Multimodal container transport represents a re-innovation of container transport technology. From the mid-1990s to the beginning of this century, the efficiency of contain transport was low. The monotonous mode of container transport could not meet the demand of industrial chain management and development. As a result, creating a highly-efficient organizational form for multimodal container transport won widespread recognition and application across the world. Multimodal transport requires various types of transport enterprises to cooperate and provide cargo transport and service. Its efficiency depends on the close dovetailing and "seamless connection" between individual modes of transport.
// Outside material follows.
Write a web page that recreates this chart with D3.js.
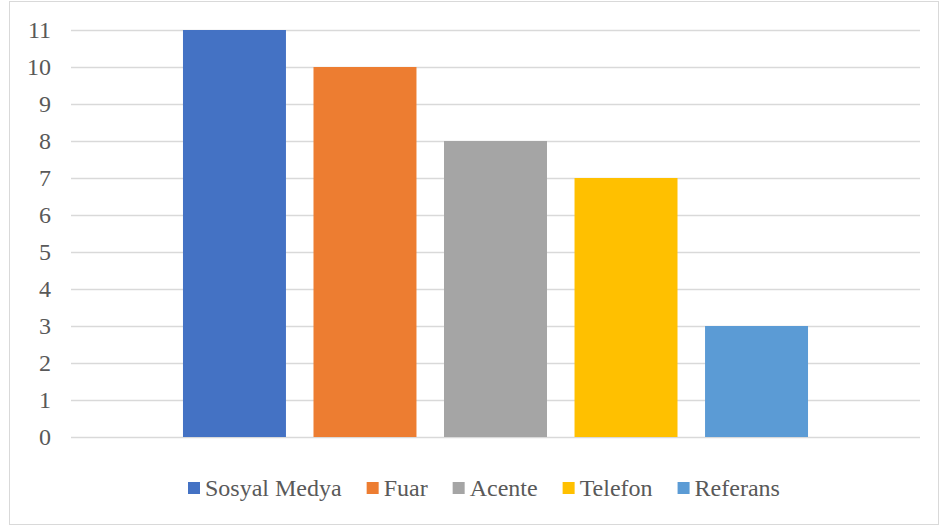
<!DOCTYPE html>
<html>
<head>
<meta charset="utf-8">
<script src="https://cdn.jsdelivr.net/npm/d3@7"></script>
</head>
<body style="margin:0;background:#fff">
<svg id="chart" width="941" height="526" style="display:block"></svg>
<script>
// Source channels and their counts
const categories = ["Sosyal Medya", "Fuar", "Acente", "Telefon", "Referans"];
const values = [11, 10, 8, 7, 3];
const colors = ["#4472C4", "#ED7D31", "#A5A5A5", "#FFC000", "#5B9BD5"];
const yTicks = [0, 1, 2, 3, 4, 5, 6, 7, 8, 9, 10, 11];

const FONT = "Liberation Serif";
const TEXT_COLOR = "#595959";

const svg = d3.select("#chart");

// Chart area frame
svg.append("rect")
  .attr("x", 9.5).attr("y", 1.5)
  .attr("width", 929).attr("height", 523)
  .attr("fill", "#fff")
  .attr("stroke", "#D9D9D9").attr("stroke-width", 1);

const plot = { left: 71, right: 920, top: 30, bottom: 437 };

const y = d3.scaleLinear().domain([0, 11]).range([plot.bottom, plot.top]);
const x = d3.scaleBand()
  .domain(categories)
  .range([plot.left, plot.right])
  .paddingInner(0.211)
  .paddingOuter(0.858);

// Horizontal gridlines
yTicks.forEach(t => {
  svg.append("line")
    .attr("x1", plot.left).attr("x2", plot.right)
    .attr("y1", Math.round(y(t)) + 0.5)
    .attr("y2", Math.round(y(t)) + 0.5)
    .attr("stroke", "#D9D9D9").attr("stroke-width", 1.3);
});

// Y axis labels
yTicks.forEach(t => {
  svg.append("text")
    .attr("x", 51)
    .attr("y", y(t))
    .attr("dy", "0.34em")
    .attr("text-anchor", "end")
    .attr("font-family", FONT)
    .style("font-family", FONT)
    .style("font-size", "24px")
    .style("fill", TEXT_COLOR)
    .text(y.tickFormat()(t));
});

// Bars
categories.forEach((c, i) => {
  svg.append("rect")
    .attr("x", x(c))
    .attr("width", x.bandwidth())
    .attr("y", y(values[i]))
    .attr("height", y(0) - y(values[i]))
    .attr("fill", colors[i]);
});

// Legend: measure each label first, then center the row
const labels = categories.map(c => svg.append("text")
  .attr("y", 496)
  .attr("font-family", FONT)
  .style("font-family", FONT)
  .style("font-size", "24px")
  .style("fill", TEXT_COLOR)
  .text(c));
const widths = labels.map(l => l.node().getComputedTextLength());
const markerGap = 17, itemGap = 25;
const totalW = d3.sum(widths) + categories.length * markerGap + (categories.length - 1) * itemGap;
let cursor = Math.round(484 - totalW / 2);
categories.forEach((c, i) => {
  svg.append("rect")
    .attr("x", cursor).attr("y", 482)
    .attr("width", 12).attr("height", 12)
    .attr("fill", colors[i]);
  labels[i].attr("x", cursor + markerGap);
  cursor += markerGap + widths[i] + itemGap;
});
</script>
</body>
</html>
Multimodal container transport represents the direction of logistics transport development. It has the following advantages. 1. It can simplify the procedures of cargo declaration, inspection, taxation, exchange settlement, tax rebate, account settlement, and claim settlement as much as possible and can provide flexible services. Multimodal container transport is both a mode of transport organization and also a mode of service. the Spanish Virtual Transport Enterprise (CAVE Logistics), made up of 55 small and medium-sized transport enterprises, increased its productivity by 30% and its new consumers by 80% and reduced transport cost by 25% after the mode of virtual integration was adopted. 2. It can improve credit information management and effectively reduce information asymmetry. 3. It can shorten the time of container stopover, reduce inventory, reduce cargo damage and other accidents, and enhance freight quality. It is more economical, safe, reliable, convenient and environment-friendly and can provide transport solutions with high performance-price ratios for remote inland places. Meanwhile, it can play a tangible role in elevating the position of inland places in international logistics systems. 4. It can help government strengthen supervision and administration over the entire cargo transport chains and provide truthful evidences for macroeconomic policy evaluations. 5. International multimodal transport can ensure local country to receive a fairly high ratio of transport earnings from the whole process of cargo transport and can help introduce new and advanced transport technologies.